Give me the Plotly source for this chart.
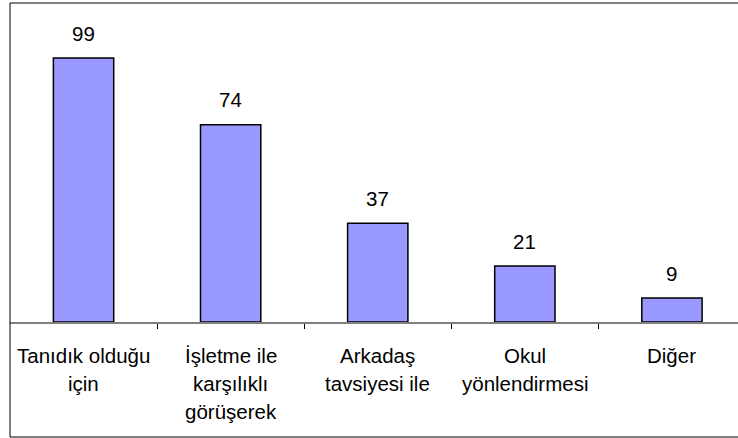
import plotly.graph_objects as go

categories = ["Tanıdık olduğu\niçin", "İşletme ile\nkarşılıklı\ngörüşerek", "Arkadaş\ntavsiyesi ile", "Okul\nyönlendirmesi", "Diğer"]
values = [99, 74, 37, 21, 9]

FONT = "Liberation Sans, Arial, sans-serif"

fig = go.Figure()
fig.add_trace(go.Bar(
    x=list(range(len(categories))), y=values, width=0.41,
    marker=dict(color="#9999FF", line=dict(color="black", width=1.5)),
    hoverinfo="skip",
))

annotations = []
for i, v in enumerate(values):
    annotations.append(dict(x=i, y=v, xref="x", yref="y", text=str(v), showarrow=False,
                            yanchor="middle", yshift=25, font=dict(family=FONT, size=20.5, color="black")))
for i, c in enumerate(categories):
    for j, line in enumerate(c.split("\n")):
        annotations.append(dict(x=i, y=0, xref="x", yref="y", text=line, showarrow=False,
                                yanchor="middle", yshift=-33 - 28 * j,
                                font=dict(family=FONT, size=20.5, color="black")))

fig.update_layout(
    width=738, height=438,
    margin=dict(l=10, r=0, t=2, b=116),
    paper_bgcolor="white", plot_bgcolor="white",
    showlegend=False,
    annotations=annotations,
    xaxis=dict(range=[-0.5, 4.449], showgrid=False, zeroline=False,
               tickmode="array", tickvals=[0.5, 1.5, 2.5, 3.5], ticktext=["", "", "", ""],
               ticks="outside", ticklen=5, tickcolor="black", tickwidth=1,
               showline=True, linecolor="#808080", linewidth=1.5),
    yaxis=dict(range=[0, 120], showgrid=False, zeroline=False, showticklabels=False,
               showline=False),
    shapes=[dict(type="rect", xref="paper", yref="paper", x0=0.0, x1=1.05,
                 y0=(322 - 437) / 320, y1=(322 - 3) / 320,
                 line=dict(color="black", width=1), layer="above")],
)

fig.write_html("out.html", config={"displayModeBar": False},
               post_script="document.body.style.margin='0';document.body.style.overflow='hidden';")
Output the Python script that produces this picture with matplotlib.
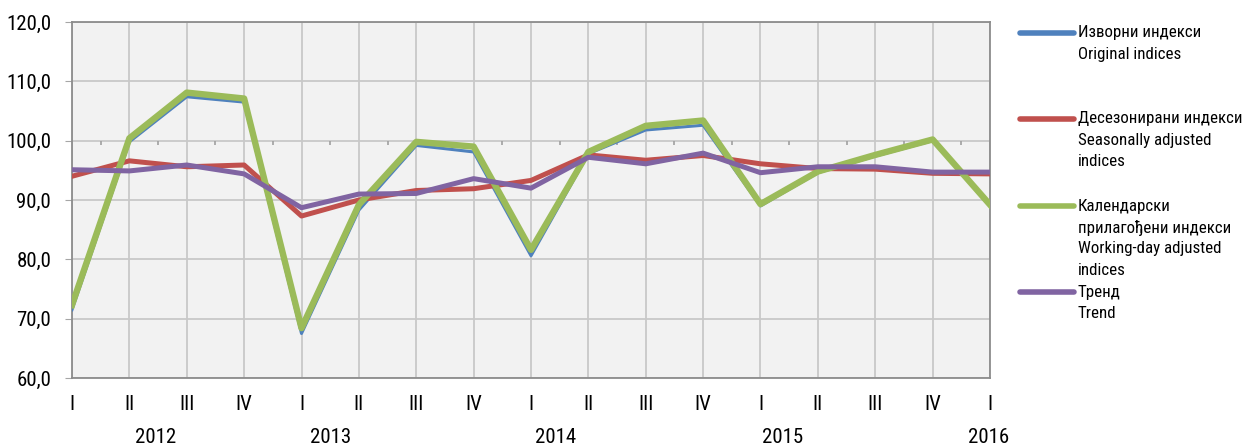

______________________________

- **TASK REQUIREMENTS**
Repeat the material above verbatim, with no pictures in the output.

- **SOLUTION TO THIS TASK**
Give me the Plotly source for this chart.
import plotly.graph_objects as go

categories = ["Tanıdık olduğu\niçin", "İşletme ile\nkarşılıklı\ngörüşerek", "Arkadaş\ntavsiyesi ile", "Okul\nyönlendirmesi", "Diğer"]
values = [99, 74, 37, 21, 9]

FONT = "Liberation Sans, Arial, sans-serif"

fig = go.Figure()
fig.add_trace(go.Bar(
    x=list(range(len(categories))), y=values, width=0.41,
    marker=dict(color="#9999FF", line=dict(color="black", width=1.5)),
    hoverinfo="skip",
))

annotations = []
for i, v in enumerate(values):
    annotations.append(dict(x=i, y=v, xref="x", yref="y", text=str(v), showarrow=False,
                            yanchor="middle", yshift=25, font=dict(family=FONT, size=20.5, color="black")))
for i, c in enumerate(categories):
    for j, line in enumerate(c.split("\n")):
        annotations.append(dict(x=i, y=0, xref="x", yref="y", text=line, showarrow=False,
                                yanchor="middle", yshift=-33 - 28 * j,
                                font=dict(family=FONT, size=20.5, color="black")))

fig.update_layout(
    width=738, height=438,
    margin=dict(l=10, r=0, t=2, b=116),
    paper_bgcolor="white", plot_bgcolor="white",
    showlegend=False,
    annotations=annotations,
    xaxis=dict(range=[-0.5, 4.449], showgrid=False, zeroline=False,
               tickmode="array", tickvals=[0.5, 1.5, 2.5, 3.5], ticktext=["", "", "", ""],
               ticks="outside", ticklen=5, tickcolor="black", tickwidth=1,
               showline=True, linecolor="#808080", linewidth=1.5),
    yaxis=dict(range=[0, 120], showgrid=False, zeroline=False, showticklabels=False,
               showline=False),
    shapes=[dict(type="rect", xref="paper", yref="paper", x0=0.0, x1=1.05,
                 y0=(322 - 437) / 320, y1=(322 - 3) / 320,
                 line=dict(color="black", width=1), layer="above")],
)

fig.write_html("out.html", config={"displayModeBar": False},
               post_script="document.body.style.margin='0';document.body.style.overflow='hidden';")
Output the Python script that produces this picture with matplotlib.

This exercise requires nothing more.